→ SET EXERCISE: Set the listing down again exactly, please, apart from its pictures.

→ RAW DATA:
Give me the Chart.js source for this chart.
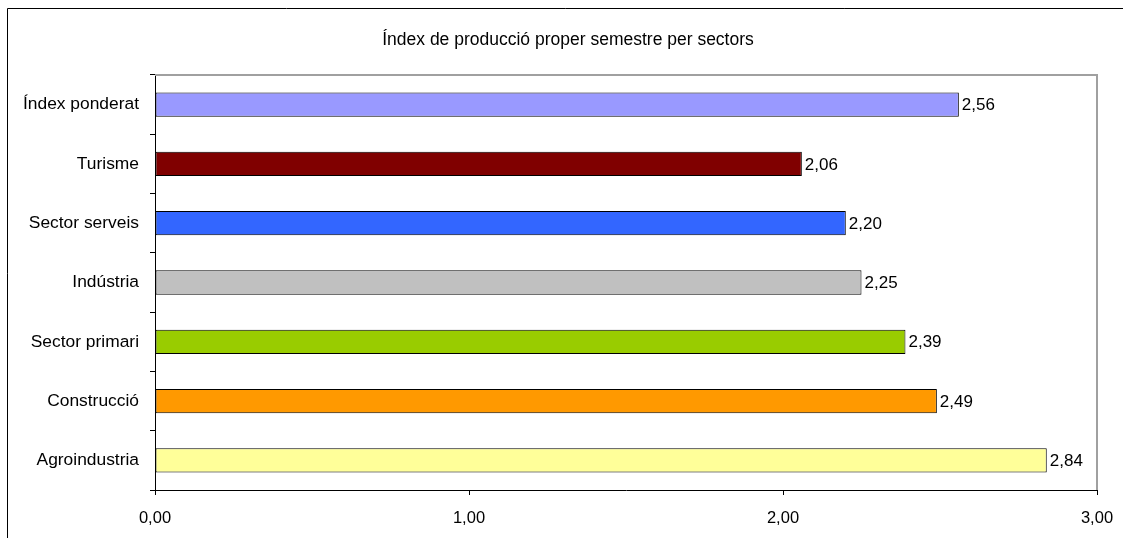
<!DOCTYPE html>
<html>
<head>
<meta charset="utf-8">
<script src="https://cdn.jsdelivr.net/npm/chart.js@4.4.0/dist/chart.umd.min.js"></script>
<style>
  html, body { margin: 0; padding: 0; background: #fff; }
  #wrap { width: 1123px; height: 538px; position: relative; }
</style>
</head>
<body>
<div id="wrap"><canvas id="chart" width="1123" height="538"></canvas></div>
<script>
// dades del gràfic
const categories = ['Índex ponderat', 'Turisme', 'Sector serveis', 'Indústria', 'Sector primari', 'Construcció', 'Agroindustria'];
const values = [2.56, 2.06, 2.20, 2.25, 2.39, 2.49, 2.84];
const barColors = ['#9999FF', '#800000', '#3366FF', '#C0C0C0', '#99CC00', '#FF9900', '#FFFF99'];
const xTicks = [0, 1, 2, 3];
const chartTitle = 'Índex de producció proper semestre per sectors';

const FONT = '"Liberation Sans", Arial, sans-serif';
const fmt = v => v.toFixed(2).replace('.', ',');

// marc exterior, títol i vores grises de l'àrea del gràfic
const framePlugin = {
  id: 'frame',
  afterDraw(chart) {
    const ctx = chart.ctx;
    const a = chart.chartArea;
    ctx.save();
    ctx.strokeStyle = '#000';
    ctx.lineWidth = 1;
    ctx.beginPath();
    ctx.moveTo(7.5, 538);
    ctx.lineTo(7.5, 8.5);
    ctx.lineTo(1123, 8.5);
    ctx.stroke();
    ctx.strokeStyle = '#a0a0a0';
    ctx.lineWidth = 2;
    ctx.beginPath();
    ctx.moveTo(a.left, a.top);
    ctx.lineTo(a.right, a.top);
    ctx.lineTo(a.right, a.bottom);
    ctx.stroke();
    ctx.font = '17.5px ' + FONT;
    ctx.fillStyle = '#000';
    ctx.textAlign = 'center';
    ctx.textBaseline = 'middle';
    ctx.fillText(chartTitle, 568, 40);
    ctx.restore();
  }
};

// etiquetes de valor al final de cada barra
const labelPlugin = {
  id: 'valueLabels',
  afterDatasetsDraw(chart) {
    const ctx = chart.ctx;
    const meta = chart.getDatasetMeta(0);
    ctx.save();
    ctx.font = '17px ' + FONT;
    ctx.fillStyle = '#000';
    ctx.textAlign = 'left';
    ctx.textBaseline = 'middle';
    meta.data.forEach((bar, i) => {
      ctx.fillText(fmt(values[i]), bar.x + 3, bar.y + 1);
    });
    ctx.restore();
  }
};

new Chart(document.getElementById('chart'), {
  type: 'bar',
  data: {
    labels: categories,
    datasets: [{
      data: values,
      backgroundColor: barColors,
      borderColor: '#000',
      borderWidth: 1,
      borderSkipped: false,
      categoryPercentage: 1,
      barPercentage: 0.41
    }]
  },
  options: {
    indexAxis: 'y',
    responsive: false,
    animation: false,
    layout: { padding: { left: 0, right: 26, top: 75, bottom: 0 } },
    plugins: {
      legend: { display: false },
      tooltip: { enabled: false },
      title: { display: false }
    },
    scales: {
      x: {
        min: 0,
        max: 3,
        afterBuildTicks: scale => { scale.ticks = xTicks.map(v => ({ value: v })); },
        ticks: {
          color: '#000',
          font: { family: FONT, size: 16.5 },
          padding: 14,
          maxRotation: 0,
          callback: v => fmt(v)
        },
        grid: { drawOnChartArea: false, color: '#000', tickLength: 5 },
        border: { color: '#000', width: 1 },
        afterFit: scale => {
          scale.height = 48;
          scale.paddingLeft = 0;
          scale.paddingRight = 0;
        }
      },
      y: {
        ticks: {
          color: '#000',
          font: { family: FONT, size: 17.4 },
          padding: 11
        },
        grid: { drawOnChartArea: false, color: '#000', tickLength: 5, offset: true },
        border: { color: '#000', width: 1 },
        afterFit: scale => { scale.width = 155; }
      }
    }
  },
  plugins: [framePlugin, labelPlugin]
});
</script>
</body>
</html>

→ WRITTEN SOLUTION:
Give me the Chart.js source for this chart.
<!DOCTYPE html>
<html>
<head>
<meta charset="utf-8">
<script src="https://cdn.jsdelivr.net/npm/chart.js@4.4.0/dist/chart.umd.min.js"></script>
<style>
  html, body { margin: 0; padding: 0; background: #fff; }
  #wrap { width: 1123px; height: 538px; position: relative; }
</style>
</head>
<body>
<div id="wrap"><canvas id="chart" width="1123" height="538"></canvas></div>
<script>
// dades del gràfic
const categories = ['Índex ponderat', 'Turisme', 'Sector serveis', 'Indústria', 'Sector primari', 'Construcció', 'Agroindustria'];
const values = [2.56, 2.06, 2.20, 2.25, 2.39, 2.49, 2.84];
const barColors = ['#9999FF', '#800000', '#3366FF', '#C0C0C0', '#99CC00', '#FF9900', '#FFFF99'];
const xTicks = [0, 1, 2, 3];
const chartTitle = 'Índex de producció proper semestre per sectors';

const FONT = '"Liberation Sans", Arial, sans-serif';
const fmt = v => v.toFixed(2).replace('.', ',');

// marc exterior, títol i vores grises de l'àrea del gràfic
const framePlugin = {
  id: 'frame',
  afterDraw(chart) {
    const ctx = chart.ctx;
    const a = chart.chartArea;
    ctx.save();
    ctx.strokeStyle = '#000';
    ctx.lineWidth = 1;
    ctx.beginPath();
    ctx.moveTo(7.5, 538);
    ctx.lineTo(7.5, 8.5);
    ctx.lineTo(1123, 8.5);
    ctx.stroke();
    ctx.strokeStyle = '#a0a0a0';
    ctx.lineWidth = 2;
    ctx.beginPath();
    ctx.moveTo(a.left, a.top);
    ctx.lineTo(a.right, a.top);
    ctx.lineTo(a.right, a.bottom);
    ctx.stroke();
    ctx.font = '17.5px ' + FONT;
    ctx.fillStyle = '#000';
    ctx.textAlign = 'center';
    ctx.textBaseline = 'middle';
    ctx.fillText(chartTitle, 568, 40);
    ctx.restore();
  }
};

// etiquetes de valor al final de cada barra
const labelPlugin = {
  id: 'valueLabels',
  afterDatasetsDraw(chart) {
    const ctx = chart.ctx;
    const meta = chart.getDatasetMeta(0);
    ctx.save();
    ctx.font = '17px ' + FONT;
    ctx.fillStyle = '#000';
    ctx.textAlign = 'left';
    ctx.textBaseline = 'middle';
    meta.data.forEach((bar, i) => {
      ctx.fillText(fmt(values[i]), bar.x + 3, bar.y + 1);
    });
    ctx.restore();
  }
};

new Chart(document.getElementById('chart'), {
  type: 'bar',
  data: {
    labels: categories,
    datasets: [{
      data: values,
      backgroundColor: barColors,
      borderColor: '#000',
      borderWidth: 1,
      borderSkipped: false,
      categoryPercentage: 1,
      barPercentage: 0.41
    }]
  },
  options: {
    indexAxis: 'y',
    responsive: false,
    animation: false,
    layout: { padding: { left: 0, right: 26, top: 75, bottom: 0 } },
    plugins: {
      legend: { display: false },
      tooltip: { enabled: false },
      title: { display: false }
    },
    scales: {
      x: {
        min: 0,
        max: 3,
        afterBuildTicks: scale => { scale.ticks = xTicks.map(v => ({ value: v })); },
        ticks: {
          color: '#000',
          font: { family: FONT, size: 16.5 },
          padding: 14,
          maxRotation: 0,
          callback: v => fmt(v)
        },
        grid: { drawOnChartArea: false, color: '#000', tickLength: 5 },
        border: { color: '#000', width: 1 },
        afterFit: scale => {
          scale.height = 48;
          scale.paddingLeft = 0;
          scale.paddingRight = 0;
        }
      },
      y: {
        ticks: {
          color: '#000',
          font: { family: FONT, size: 17.4 },
          padding: 11
        },
        grid: { drawOnChartArea: false, color: '#000', tickLength: 5, offset: true },
        border: { color: '#000', width: 1 },
        afterFit: scale => { scale.width = 155; }
      }
    }
  },
  plugins: [framePlugin, labelPlugin]
});
</script>
</body>
</html>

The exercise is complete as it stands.